• Task to complete:
Please transcribe the listing below in full and word for word, without its pictures.

· · · ·

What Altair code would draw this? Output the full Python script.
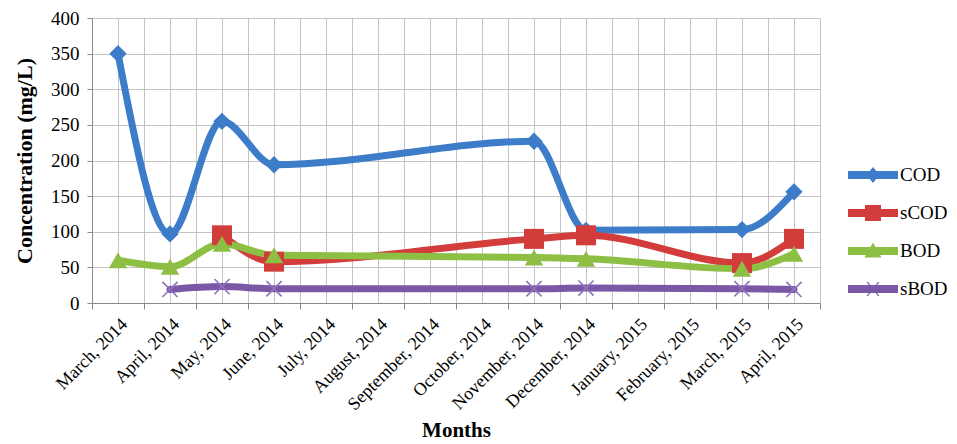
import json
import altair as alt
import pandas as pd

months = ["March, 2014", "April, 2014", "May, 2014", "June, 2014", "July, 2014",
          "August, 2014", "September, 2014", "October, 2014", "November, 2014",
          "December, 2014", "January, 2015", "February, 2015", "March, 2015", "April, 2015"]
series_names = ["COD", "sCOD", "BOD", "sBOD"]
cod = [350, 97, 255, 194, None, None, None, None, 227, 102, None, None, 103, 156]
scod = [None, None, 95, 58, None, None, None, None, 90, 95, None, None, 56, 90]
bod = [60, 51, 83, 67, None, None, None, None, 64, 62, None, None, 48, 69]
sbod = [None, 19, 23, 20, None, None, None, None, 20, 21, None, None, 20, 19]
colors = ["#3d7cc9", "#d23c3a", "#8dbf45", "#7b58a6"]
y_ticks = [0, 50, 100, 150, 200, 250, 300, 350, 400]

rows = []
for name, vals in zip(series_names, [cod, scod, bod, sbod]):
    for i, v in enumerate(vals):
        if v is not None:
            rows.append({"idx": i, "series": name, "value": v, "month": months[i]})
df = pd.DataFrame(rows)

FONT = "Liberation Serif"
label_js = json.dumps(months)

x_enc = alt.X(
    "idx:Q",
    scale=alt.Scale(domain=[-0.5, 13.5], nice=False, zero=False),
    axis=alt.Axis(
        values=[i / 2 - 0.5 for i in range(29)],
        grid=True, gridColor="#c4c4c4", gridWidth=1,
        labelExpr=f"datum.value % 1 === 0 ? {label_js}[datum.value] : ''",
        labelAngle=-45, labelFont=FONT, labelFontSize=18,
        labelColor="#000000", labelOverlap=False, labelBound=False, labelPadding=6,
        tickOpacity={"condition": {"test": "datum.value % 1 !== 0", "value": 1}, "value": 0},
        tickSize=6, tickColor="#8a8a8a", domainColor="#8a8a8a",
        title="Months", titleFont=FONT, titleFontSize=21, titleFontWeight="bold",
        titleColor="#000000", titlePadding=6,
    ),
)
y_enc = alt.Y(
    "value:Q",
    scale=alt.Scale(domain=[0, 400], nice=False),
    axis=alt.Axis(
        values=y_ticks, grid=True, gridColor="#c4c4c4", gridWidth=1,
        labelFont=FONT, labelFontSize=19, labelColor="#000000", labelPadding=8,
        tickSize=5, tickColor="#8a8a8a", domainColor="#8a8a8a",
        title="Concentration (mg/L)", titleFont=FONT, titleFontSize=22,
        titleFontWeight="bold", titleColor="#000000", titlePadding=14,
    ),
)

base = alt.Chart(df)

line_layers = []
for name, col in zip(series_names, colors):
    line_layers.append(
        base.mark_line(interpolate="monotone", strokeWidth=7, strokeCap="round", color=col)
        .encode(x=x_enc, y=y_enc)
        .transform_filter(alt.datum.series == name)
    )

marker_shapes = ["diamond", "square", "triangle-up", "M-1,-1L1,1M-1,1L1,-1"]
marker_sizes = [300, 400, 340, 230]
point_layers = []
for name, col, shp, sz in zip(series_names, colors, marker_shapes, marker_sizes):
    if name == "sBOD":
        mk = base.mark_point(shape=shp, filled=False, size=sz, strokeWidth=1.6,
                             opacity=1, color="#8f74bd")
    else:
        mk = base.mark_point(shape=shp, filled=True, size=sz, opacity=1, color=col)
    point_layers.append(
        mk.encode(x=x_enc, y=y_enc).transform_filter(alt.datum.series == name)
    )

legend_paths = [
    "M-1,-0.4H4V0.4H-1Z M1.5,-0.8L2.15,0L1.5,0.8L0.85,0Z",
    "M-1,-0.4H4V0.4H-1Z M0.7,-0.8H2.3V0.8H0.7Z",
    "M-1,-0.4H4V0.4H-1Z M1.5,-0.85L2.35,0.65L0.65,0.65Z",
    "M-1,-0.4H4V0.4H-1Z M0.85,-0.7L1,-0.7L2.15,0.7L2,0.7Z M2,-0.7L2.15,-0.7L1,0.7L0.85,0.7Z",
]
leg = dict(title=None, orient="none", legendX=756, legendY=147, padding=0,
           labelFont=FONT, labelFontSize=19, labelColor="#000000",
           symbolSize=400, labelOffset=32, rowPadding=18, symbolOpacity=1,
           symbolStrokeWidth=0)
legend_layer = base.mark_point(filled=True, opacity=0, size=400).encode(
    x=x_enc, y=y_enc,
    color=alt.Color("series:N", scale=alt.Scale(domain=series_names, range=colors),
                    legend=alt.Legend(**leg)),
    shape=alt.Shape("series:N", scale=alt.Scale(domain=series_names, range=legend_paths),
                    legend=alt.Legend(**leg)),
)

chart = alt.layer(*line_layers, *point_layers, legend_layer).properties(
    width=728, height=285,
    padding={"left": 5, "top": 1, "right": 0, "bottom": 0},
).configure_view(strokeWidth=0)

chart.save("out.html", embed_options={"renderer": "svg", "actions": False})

· · · ·

• Answer to this task:
What Altair code would draw this? Output the full Python script.
import json
import altair as alt
import pandas as pd

months = ["March, 2014", "April, 2014", "May, 2014", "June, 2014", "July, 2014",
          "August, 2014", "September, 2014", "October, 2014", "November, 2014",
          "December, 2014", "January, 2015", "February, 2015", "March, 2015", "April, 2015"]
series_names = ["COD", "sCOD", "BOD", "sBOD"]
cod = [350, 97, 255, 194, None, None, None, None, 227, 102, None, None, 103, 156]
scod = [None, None, 95, 58, None, None, None, None, 90, 95, None, None, 56, 90]
bod = [60, 51, 83, 67, None, None, None, None, 64, 62, None, None, 48, 69]
sbod = [None, 19, 23, 20, None, None, None, None, 20, 21, None, None, 20, 19]
colors = ["#3d7cc9", "#d23c3a", "#8dbf45", "#7b58a6"]
y_ticks = [0, 50, 100, 150, 200, 250, 300, 350, 400]

rows = []
for name, vals in zip(series_names, [cod, scod, bod, sbod]):
    for i, v in enumerate(vals):
        if v is not None:
            rows.append({"idx": i, "series": name, "value": v, "month": months[i]})
df = pd.DataFrame(rows)

FONT = "Liberation Serif"
label_js = json.dumps(months)

x_enc = alt.X(
    "idx:Q",
    scale=alt.Scale(domain=[-0.5, 13.5], nice=False, zero=False),
    axis=alt.Axis(
        values=[i / 2 - 0.5 for i in range(29)],
        grid=True, gridColor="#c4c4c4", gridWidth=1,
        labelExpr=f"datum.value % 1 === 0 ? {label_js}[datum.value] : ''",
        labelAngle=-45, labelFont=FONT, labelFontSize=18,
        labelColor="#000000", labelOverlap=False, labelBound=False, labelPadding=6,
        tickOpacity={"condition": {"test": "datum.value % 1 !== 0", "value": 1}, "value": 0},
        tickSize=6, tickColor="#8a8a8a", domainColor="#8a8a8a",
        title="Months", titleFont=FONT, titleFontSize=21, titleFontWeight="bold",
        titleColor="#000000", titlePadding=6,
    ),
)
y_enc = alt.Y(
    "value:Q",
    scale=alt.Scale(domain=[0, 400], nice=False),
    axis=alt.Axis(
        values=y_ticks, grid=True, gridColor="#c4c4c4", gridWidth=1,
        labelFont=FONT, labelFontSize=19, labelColor="#000000", labelPadding=8,
        tickSize=5, tickColor="#8a8a8a", domainColor="#8a8a8a",
        title="Concentration (mg/L)", titleFont=FONT, titleFontSize=22,
        titleFontWeight="bold", titleColor="#000000", titlePadding=14,
    ),
)

base = alt.Chart(df)

line_layers = []
for name, col in zip(series_names, colors):
    line_layers.append(
        base.mark_line(interpolate="monotone", strokeWidth=7, strokeCap="round", color=col)
        .encode(x=x_enc, y=y_enc)
        .transform_filter(alt.datum.series == name)
    )

marker_shapes = ["diamond", "square", "triangle-up", "M-1,-1L1,1M-1,1L1,-1"]
marker_sizes = [300, 400, 340, 230]
point_layers = []
for name, col, shp, sz in zip(series_names, colors, marker_shapes, marker_sizes):
    if name == "sBOD":
        mk = base.mark_point(shape=shp, filled=False, size=sz, strokeWidth=1.6,
                             opacity=1, color="#8f74bd")
    else:
        mk = base.mark_point(shape=shp, filled=True, size=sz, opacity=1, color=col)
    point_layers.append(
        mk.encode(x=x_enc, y=y_enc).transform_filter(alt.datum.series == name)
    )

legend_paths = [
    "M-1,-0.4H4V0.4H-1Z M1.5,-0.8L2.15,0L1.5,0.8L0.85,0Z",
    "M-1,-0.4H4V0.4H-1Z M0.7,-0.8H2.3V0.8H0.7Z",
    "M-1,-0.4H4V0.4H-1Z M1.5,-0.85L2.35,0.65L0.65,0.65Z",
    "M-1,-0.4H4V0.4H-1Z M0.85,-0.7L1,-0.7L2.15,0.7L2,0.7Z M2,-0.7L2.15,-0.7L1,0.7L0.85,0.7Z",
]
leg = dict(title=None, orient="none", legendX=756, legendY=147, padding=0,
           labelFont=FONT, labelFontSize=19, labelColor="#000000",
           symbolSize=400, labelOffset=32, rowPadding=18, symbolOpacity=1,
           symbolStrokeWidth=0)
legend_layer = base.mark_point(filled=True, opacity=0, size=400).encode(
    x=x_enc, y=y_enc,
    color=alt.Color("series:N", scale=alt.Scale(domain=series_names, range=colors),
                    legend=alt.Legend(**leg)),
    shape=alt.Shape("series:N", scale=alt.Scale(domain=series_names, range=legend_paths),
                    legend=alt.Legend(**leg)),
)

chart = alt.layer(*line_layers, *point_layers, legend_layer).properties(
    width=728, height=285,
    padding={"left": 5, "top": 1, "right": 0, "bottom": 0},
).configure_view(strokeWidth=0)

chart.save("out.html", embed_options={"renderer": "svg", "actions": False})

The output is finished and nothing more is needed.